By:  / Specialty Fabrics Review The Greater Good.

For four days every year, IFAI Expo offers industry members the opportunity to share trade secrets and take advantage of educational opportunities, product demonstrations and certification options.

A new addition this year is Manufacturing for Good. The live manufacturing experience demonstrates the making of a duffel bag from start to finish, with a philanthropic twist: all bags will be donated to Raintree Children & Family Services, a nonprofit organization that assists at-risk children and youth in the greater New Orleans area.

Practical and positive

The idea for the event came to Jeff Sponseller, executive vice president of Ohio-based manufacturer Miller Weldmaster Corp., while attending a recent trade show in France that benefited Doctors without Borders. His company, which manufactures welding equipment, made tents and cots for the nonprofit to use in the field. Sponseller suggested a similar idea to IFAI’s Cutting and Welding Committee, which jumped at the opportunity.

“We were immediately onboard with the idea of creating trade show excitement through a charity-driven collaboration of IFAI member companies,” says Christine Gerard, IFAI Equipment Division supervisor and one of the main organizers of the event, with Magda Ronningen, IFAI National Program Manager for the Makers Division.

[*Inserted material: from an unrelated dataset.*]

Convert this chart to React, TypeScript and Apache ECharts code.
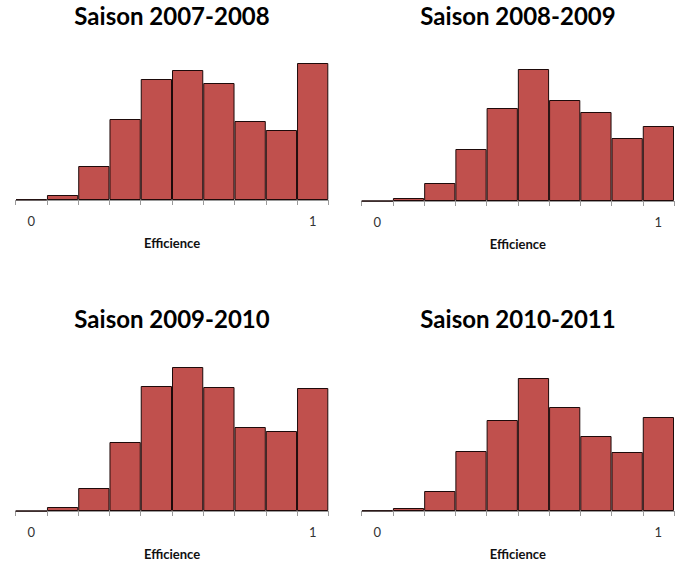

The pop-up factory will highlight machines from nine manufacturers as they create more than 200 duffel bags over the course of ten hours, assembly-line style. “We wanted to show IFAI members how our equipment works,” says Sponseller, “and at the same time, create a usable product that would have a positive impact on the community.”

The duffel bag project

Planning for the project began with a series of IFAI member committee meetings, followed by consultations with two IFAI member fabricators. Porcupine Canvas Manufacturing Ltd. assisted with the lean manufacturing layout and provided advice on the duffel bag construction, and Wyoming Canvas donated two duffel bags, along with the duffel bag pattern. Next, the committee sent the pattern to Miller Weldmaster to determine which part of the bag could be welded. Autometrix Inc. received a bag and the pattern in advance of the event, which allowed them to redesign and digitize a new pattern to store in the automated cutter.

Since it was IFAI’s first experience with creating a portable factory on the show floor, “It required a steep learning curve and lots of collaboration and expert advice from our membership,” says Gerard.

Autometrix will use its automated cutting machine to cut out the bags’ pattern, and JTE Machine Systems Inc. will showcase its tabletop grommet machine to install grommets on the bags. Miller Weldmaster and Forsstrom High Frequency AB will be demonstrating welding on the pocket and ends of the bags with their radio frequency (RF) and hot air welders, and the bags will be put together with sewing machines by Juki America Inc. Fabric for the bags was donated by Snyder Mfg Inc. and Vertilux Ltd., with thread from FIL-TEC Inc. and webbing and zippers from YKK (U.S.A.) Inc.

Typically, products created in similar demonstrations are simply discarded after trade shows. Instead, Manufacturing for Good is putting the finished duffel bags to good use by donating them to Raintree.

“The best part is the product we’re making isn’t just something we’re going to throw away—a local charity is going to benefit,” says Sponseller.